C'è però l'altra faccia della medaglia. Spiega Luca Caratti, esperto della Fondazione consulenti del lavoro, che le trattenute destinate all'Inps di un dipendente sono in realtà anche più elevate, solo che «Il 9,1% della retribuzione è a carico del lavoratore, mentre il datore paga ogni mese circa il 28%». Insomma, circa il 37% di quanto guadagnato dal dipendente finisce nel suo fondo pensione (ma una parte va anche a fondo disoccupazione, assegni nuclei familiari e altro). Il rischio concreto di un abbassamento dell'aliquota per i freelance è quindi di ricevere un domani un trattamento pensionistico ancora più scarso perché «l'autonomo è l'unico artefice del suo futuro pensionistico». E viste le «note resistenze agli aumenti dei compensi» sarebbe impensabile intervenire sulla rivalsa del 4% nei confronti del cliente a cui ha diritto l'autonomo.

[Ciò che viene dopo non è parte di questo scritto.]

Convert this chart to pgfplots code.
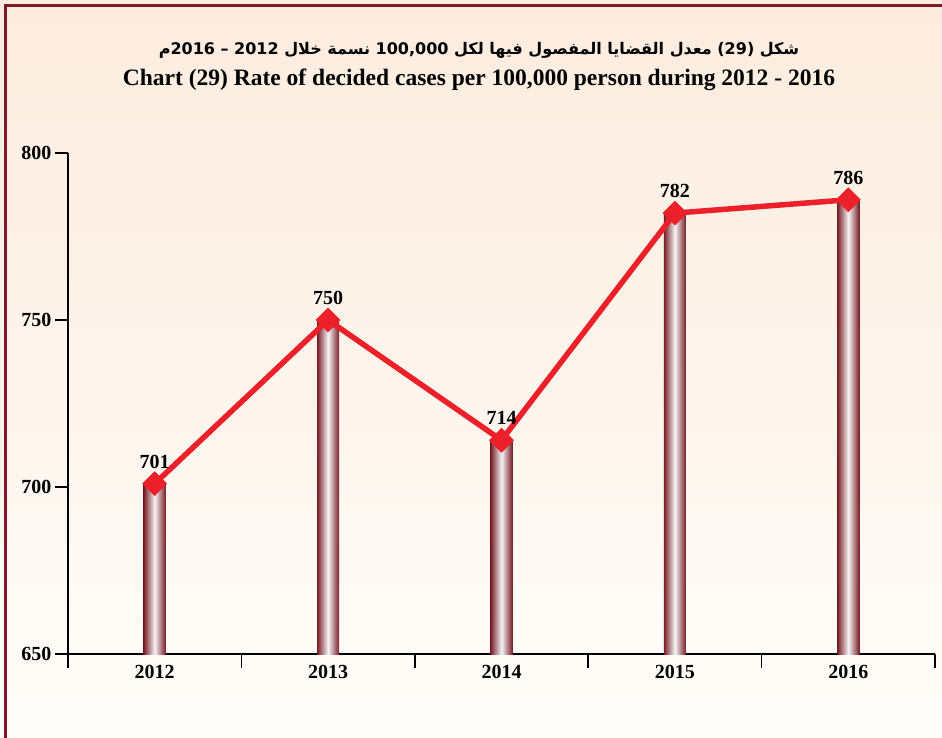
\documentclass[border=0pt]{standalone}
\usepackage{pgfplots}
\pgfplotsset{compat=1.18}
\usepackage{fontspec}
\setmainfont{Liberation Serif}
\newfontfamily\arabicfont[Script=Arabic]{DejaVu Sans}
\TeXXeTstate=1

\definecolor{bgtop}{RGB}{252,236,222}
\definecolor{bgbot}{RGB}{255,253,250}
\definecolor{framecol}{RGB}{130,22,45}
\definecolor{linered}{RGB}{236,32,40}
\definecolor{barcol}{RGB}{120,28,38}

\pgfplotsset{
  cyl/.style={ybar, bar width=22pt, draw=none,
    left color=barcol, right color=barcol, middle color=white!92!gray},
}

\begin{document}
\begin{tikzpicture}
  \useasboundingbox (0,0) rectangle (942pt,737pt);
  % background and frame
  \shade[top color=bgtop, bottom color=bgbot] (0,0) rectangle (942pt,737pt);
  \draw[framecol, line width=3pt] (5.5pt,-10pt) -- (5.5pt,731.5pt) -- (960pt,731.5pt);

  % titles
  \node[font=\arabicfont\bfseries\fontsize{16}{20}\selectfont] at (479pt,687pt)
    {\beginR شكل (29) معدل القضايا المفصول فيها لكل 100,000 نسمة خلال 2012 – 2016م\endR};
  \node[font=\bfseries\fontsize{23.5}{28}\selectfont] at (479pt,657pt)
    {Chart (29) Rate of decided cases per 100,000 person during 2012 - 2016};

  \begin{axis}[
      at={(68pt,83pt)}, anchor=south west,
      scale only axis, width=867pt, height=501pt,
      xmin=-0.5, xmax=4.5,
      ymin=650, ymax=800,
      axis lines*=left,
      x axis line style={line width=2.5pt},
      y axis line style={line width=1.8pt},
      tick align=outside,
      xtick={0,1,2,3,4},
      xticklabels={2012,2013,2014,2015,2016},
      major x tick style={draw=none},
      minor xtick={-0.5,0.5,1.5,2.5,3.5,4.5},
      minor tick length=14pt,
      minor tick style={line width=1.5pt, black},
      ytick={650,700,750,800},
      yticklabels={650,700,750,800},
      major tick length=13pt,
      major y tick style={line width=1.5pt, black},
      ticklabel style={font=\bfseries\fontsize{20}{24}\selectfont},
      xticklabel style={yshift=5pt},
      clip=true,
    ]

    % cylinders, one per year so each gets its own shading
    \addplot[cyl] coordinates {(0,701)};
    \addplot[cyl] coordinates {(1,750)};
    \addplot[cyl] coordinates {(2,714)};
    \addplot[cyl] coordinates {(3,782)};
    \addplot[cyl] coordinates {(4,786)};

    % rate line
    \addplot[color=linered, line width=5.5pt,
             mark=square*, mark size=8.5pt,
             mark options={rotate=45, line width=0.5pt, fill=linered, draw=linered},
             nodes near coords={\bfseries\fontsize{20}{24}\selectfont
               \pgfmathprintnumber[assume math mode=true]{\pgfplotspointmeta}},
             every node near coord/.append style={text=black, anchor=south,
               inner sep=0pt, yshift=15pt}]
      coordinates {(0,701) (1,750) (2,714) (3,782) (4,786)};
  \end{axis}
\end{tikzpicture}
\end{document}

La soluzione, propongono dal Colap, è la «divisione della Gestione separata tra professionisti a partita Iva e lavoratori parasubordinati, e il blocco dell’aliquota al 27% in via definitiva, con una riduzione per i giovani fino a 29 anni del 50% della contribuzione per fascia di reddito fino a 30mila euro». E per Caratti un'idea per poter contare su una pensione dignitosa sarebbe «consentire al lavoratore di scegliere un'altra gestione previdenziale, oltre l'Inps». Per smussare il maggiore onere contributivo, «dare poi la possibilità di dedurre le quote integrative dal reddito».
Oltre allo snodo previdenziale, al centro di tante proteste anche da parte di altre associazioni, c'è il capitolo regime dei minimi, di recente riformato. «Oggi ci troviamo davanti a due sistemi, tanto per semplificare!» osserva la Alessandrucci: «Il regime prorogato, quindi 30mila euro di fatturato e 5% di imposta mista per cinque anni, e quello dei 15mila euro di con tasso di redditività al 78% e imposta mista del 15%, senza limiti temporali». Quello che il Colap propone è invece «un regime sotto la soglia dei 30mila euro con imposta mista al 10%, senza limiti anagrafici o temporali e una decontribuzione per i primi tre anni al 50%».
La battaglia dell'associazione include anche le start up, per cui si chiede «una defiscalizzazione indiscriminata per i primi tre anni», e incentivi per la creazione di nuove imprese nelle categorie rappresentate dal Colap. «In Italia manca la cultura della professione come opportunità di occupazione, fattore di contribuzione al Pil, strumento per lo sviluppo del Paese» rilancia la Alessandrucci. Materie su cui il Colap ha aperto un tavolo al ministero dello Sviluppo economico: «Stiamo verificando insieme gli spazi per il microcredito, il finanziamento alle start up professionali e i tutoraggi».
C'è poi la richiesta di «semplificazione dei centri per l’impiego, per garantire un più efficace orientamento al lavoro, in particolare per i giovani». Servono «maggiori sinergie tra associazioni, cpi e università per promuovere le professioni come opportunità occupazionali, creando punti di consulenza organizzativa e finanziaria presso cpi o privati accreditati. Oggi c’è una totale assenza di raccordo» chiosa la Alessandrucci.
Le speranze di arrivare a queste misure di sostegno ci sono: «Voci di corridoio ci dicono che il governo vuole intervenire sul lavoro autonomo in maniera più strutturata». Come testimoniato dalla Repubblica degli Stagisti, l'orientamento sarebbe quello di intervenire ad esempio sulle partite Iva, stilando una lista di mestieri compatibili con tale inquadramento. Ipotesi che non piace alla Alessandrucci: «Non è questa la nostra esigenza: troppo facile archiviare il problema con un elenco, c'è già per questo la legge 4/2013 che aiuta a definire chi sono i professionisti e la legge Fornero con i suoi strumenti di verifica e controllo per stanare le false partite Iva».
Senza contare che la scadenza per ogni tipo di intervento non sembrerebbe la legge di Stabilità. «Questa intenzione ci crea qualche sospetto» dichiara la numero uno del Colap, «si rischia di rimandare ancora, lasciando i professionisti in un limbo di incertezze, costi, instabilità e futuro sempre più a rischio».